Photo courtesy of James McCommons.

And I tried to make sense of it all—expounding on Manifest Destiny, natural history, weather in tornado alley, ranching, No. 2 field corn, 19th-century Indian genocide, western water policy, bird migration, the Dust Bowl, and tidbits gleaned from a liberal arts education and a lifetime of reading and curiosity. There was family lore to pass on, too—anecdotes about growing up, meeting their mother, and the grandparents they never knew. We had the time and inclination for discourse.

Unquestionably, my verboseness and the pedagogy grew tiresome. “Please don’t stop at any more roadside historical markers,” and, “Dad, you read everything,” and, “We heard that story before.” Eventually we’d detour to an airport and pick up my wife. “Yay, Mom’s here, now.” We stopped at amusement and water parks, took excursion train rides, and tubed in rivers.

Today, the kitchen window holds the souvenirs—a fist-sized piece of granite blasted off the Crazy Horse Memorial, a miniature Empire State Building, a preserved fish skeleton from Fossil Butte National Monument.
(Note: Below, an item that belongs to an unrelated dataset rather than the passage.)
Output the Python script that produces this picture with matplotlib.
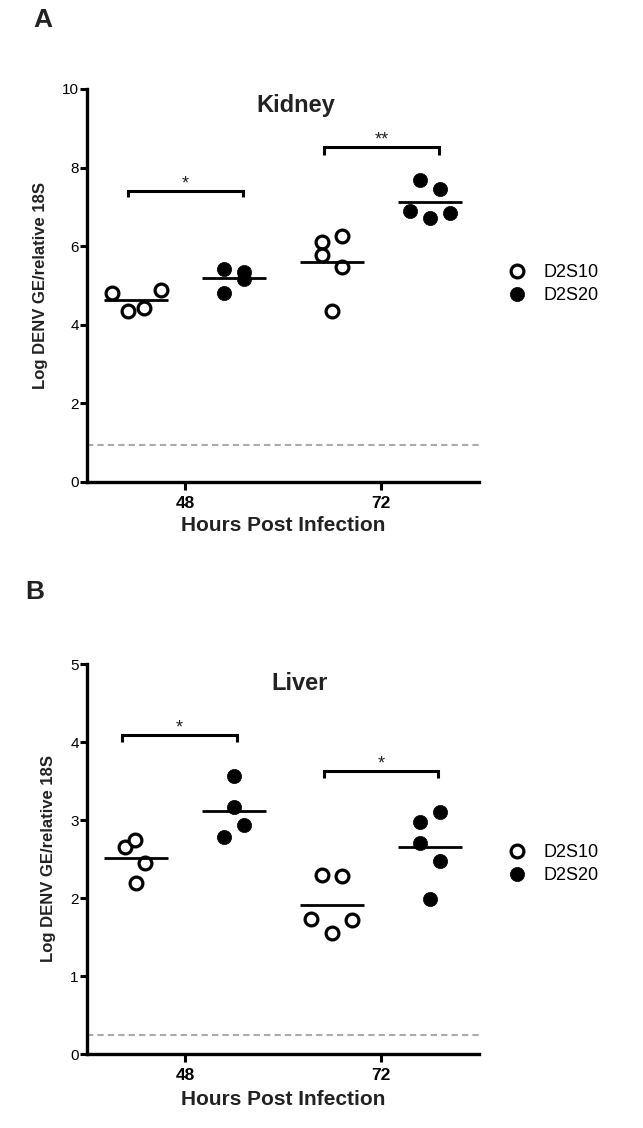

The boys are young men now holding summer jobs and college classes and social lives. More trips may lie ahead but it won’t be the same.

They’ll have favorites memories and I have mine.

One August in Arizona while the kids wrestled in the tent, I perused the Flagstaff newspaper under the light of the Coleman lantern. That night, I read, would be peak viewing of the Perseid meteor shower when Earth annually sweeps through dusty debris left by a passing comet.

About 3 a.m., I shook the boys awake. “There are shooting stars out. Lots of them.”

We held hands and walked away from camp and into the dark desert of the Colorado Plateau. Coyotes yipped from the sagebrush and semi-trucks whined out on Interstate 10. Streaks of cosmic dust—no larger than grains of sand—arced and vaporized in the friction of the atmosphere.

The next day we drove over to Meteor Crater and stood on the lip of a mile-wide, 600-foot deep hole blasted out 50,000 years ago by a meteorite just 50 yards across but moving 20 times the speed of a bullet.

There could be no better science lesson.